• _Challenge_
Return, exactly as written, every line from the first line of the data below through the line that contains "67.42, 232.81, 248.20]".

• _Data provided_

━━━━━━━━

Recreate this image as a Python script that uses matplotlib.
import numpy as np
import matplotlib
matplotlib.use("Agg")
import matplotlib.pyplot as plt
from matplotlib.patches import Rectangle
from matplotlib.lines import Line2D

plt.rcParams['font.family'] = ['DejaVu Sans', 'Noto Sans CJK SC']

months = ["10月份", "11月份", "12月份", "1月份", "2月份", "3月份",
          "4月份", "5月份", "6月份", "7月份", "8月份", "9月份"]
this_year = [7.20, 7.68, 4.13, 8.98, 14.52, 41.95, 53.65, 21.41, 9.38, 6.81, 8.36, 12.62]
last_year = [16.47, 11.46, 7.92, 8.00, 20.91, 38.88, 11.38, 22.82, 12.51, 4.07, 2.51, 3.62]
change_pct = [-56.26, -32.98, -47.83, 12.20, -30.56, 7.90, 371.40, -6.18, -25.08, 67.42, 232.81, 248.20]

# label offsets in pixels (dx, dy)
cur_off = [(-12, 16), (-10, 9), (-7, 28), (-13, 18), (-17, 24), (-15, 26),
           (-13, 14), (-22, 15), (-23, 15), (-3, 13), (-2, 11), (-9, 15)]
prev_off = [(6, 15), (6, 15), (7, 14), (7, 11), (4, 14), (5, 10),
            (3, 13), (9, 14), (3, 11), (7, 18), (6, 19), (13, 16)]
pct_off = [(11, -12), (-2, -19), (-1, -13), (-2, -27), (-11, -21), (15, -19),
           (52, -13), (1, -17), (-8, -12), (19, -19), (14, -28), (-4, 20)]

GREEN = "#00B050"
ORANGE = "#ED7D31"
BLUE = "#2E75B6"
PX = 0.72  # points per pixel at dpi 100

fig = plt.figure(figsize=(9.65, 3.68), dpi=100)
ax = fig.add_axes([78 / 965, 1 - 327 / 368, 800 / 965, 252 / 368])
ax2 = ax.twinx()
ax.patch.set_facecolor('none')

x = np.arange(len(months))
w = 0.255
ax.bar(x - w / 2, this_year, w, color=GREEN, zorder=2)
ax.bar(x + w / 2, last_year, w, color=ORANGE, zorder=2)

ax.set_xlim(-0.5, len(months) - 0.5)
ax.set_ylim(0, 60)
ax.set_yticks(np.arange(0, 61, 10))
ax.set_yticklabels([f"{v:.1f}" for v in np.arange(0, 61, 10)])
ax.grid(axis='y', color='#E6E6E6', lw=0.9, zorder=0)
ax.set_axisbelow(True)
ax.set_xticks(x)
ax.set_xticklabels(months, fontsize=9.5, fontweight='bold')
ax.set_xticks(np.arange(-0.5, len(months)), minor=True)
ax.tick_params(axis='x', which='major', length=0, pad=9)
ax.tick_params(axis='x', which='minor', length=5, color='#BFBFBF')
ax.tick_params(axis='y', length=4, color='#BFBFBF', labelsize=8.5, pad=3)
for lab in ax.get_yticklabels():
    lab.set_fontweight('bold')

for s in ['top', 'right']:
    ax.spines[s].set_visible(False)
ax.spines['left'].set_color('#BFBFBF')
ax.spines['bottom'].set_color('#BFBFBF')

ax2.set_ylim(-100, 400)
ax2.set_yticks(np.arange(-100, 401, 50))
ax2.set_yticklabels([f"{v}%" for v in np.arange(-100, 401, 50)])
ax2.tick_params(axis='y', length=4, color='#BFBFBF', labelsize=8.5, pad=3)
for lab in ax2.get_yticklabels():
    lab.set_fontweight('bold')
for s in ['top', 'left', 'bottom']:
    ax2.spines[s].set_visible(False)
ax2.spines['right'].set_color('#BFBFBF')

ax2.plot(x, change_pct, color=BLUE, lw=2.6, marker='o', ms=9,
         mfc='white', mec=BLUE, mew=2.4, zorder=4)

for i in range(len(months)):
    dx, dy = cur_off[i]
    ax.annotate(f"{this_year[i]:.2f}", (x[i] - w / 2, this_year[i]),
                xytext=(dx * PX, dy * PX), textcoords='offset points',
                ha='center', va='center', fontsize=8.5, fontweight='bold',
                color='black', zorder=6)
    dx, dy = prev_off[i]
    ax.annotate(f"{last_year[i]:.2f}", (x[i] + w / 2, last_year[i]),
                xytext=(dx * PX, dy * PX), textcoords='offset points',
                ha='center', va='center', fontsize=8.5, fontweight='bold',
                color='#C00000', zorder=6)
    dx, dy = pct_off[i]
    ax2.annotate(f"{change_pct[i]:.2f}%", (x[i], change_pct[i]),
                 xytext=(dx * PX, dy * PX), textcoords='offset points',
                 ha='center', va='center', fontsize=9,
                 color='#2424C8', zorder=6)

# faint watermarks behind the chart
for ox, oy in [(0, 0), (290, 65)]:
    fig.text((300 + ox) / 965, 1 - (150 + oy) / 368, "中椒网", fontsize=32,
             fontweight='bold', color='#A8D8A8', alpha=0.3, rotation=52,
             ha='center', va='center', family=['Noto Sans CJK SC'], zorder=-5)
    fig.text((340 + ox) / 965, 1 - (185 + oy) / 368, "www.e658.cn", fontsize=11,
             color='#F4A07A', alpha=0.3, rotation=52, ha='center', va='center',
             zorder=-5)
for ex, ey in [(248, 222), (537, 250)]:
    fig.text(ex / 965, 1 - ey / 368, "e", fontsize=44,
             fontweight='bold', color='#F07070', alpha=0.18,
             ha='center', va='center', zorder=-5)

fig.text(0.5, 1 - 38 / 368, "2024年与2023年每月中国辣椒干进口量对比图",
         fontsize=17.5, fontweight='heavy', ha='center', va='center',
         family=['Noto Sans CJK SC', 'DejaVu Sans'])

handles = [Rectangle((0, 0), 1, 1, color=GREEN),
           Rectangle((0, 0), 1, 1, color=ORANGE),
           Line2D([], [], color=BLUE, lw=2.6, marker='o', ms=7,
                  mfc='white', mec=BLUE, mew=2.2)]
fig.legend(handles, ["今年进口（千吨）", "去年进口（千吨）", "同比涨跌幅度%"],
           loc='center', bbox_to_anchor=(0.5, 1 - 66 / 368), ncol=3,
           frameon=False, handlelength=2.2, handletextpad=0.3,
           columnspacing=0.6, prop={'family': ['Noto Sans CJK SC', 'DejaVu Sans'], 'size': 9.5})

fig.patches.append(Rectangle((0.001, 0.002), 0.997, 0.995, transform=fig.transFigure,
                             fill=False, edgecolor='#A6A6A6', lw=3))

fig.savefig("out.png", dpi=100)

━━━━━━━━

• _Result of this task_
Recreate this image as a Python script that uses matplotlib.
import numpy as np
import matplotlib
matplotlib.use("Agg")
import matplotlib.pyplot as plt
from matplotlib.patches import Rectangle
from matplotlib.lines import Line2D

plt.rcParams['font.family'] = ['DejaVu Sans', 'Noto Sans CJK SC']

months = ["10月份", "11月份", "12月份", "1月份", "2月份", "3月份",
          "4月份", "5月份", "6月份", "7月份", "8月份", "9月份"]
this_year = [7.20, 7.68, 4.13, 8.98, 14.52, 41.95, 53.65, 21.41, 9.38, 6.81, 8.36, 12.62]
last_year = [16.47, 11.46, 7.92, 8.00, 20.91, 38.88, 11.38, 22.82, 12.51, 4.07, 2.51, 3.62]
change_pct = [-56.26, -32.98, -47.83, 12.20, -30.56, 7.90, 371.40, -6.18, -25.08, 67.42, 232.81, 248.20]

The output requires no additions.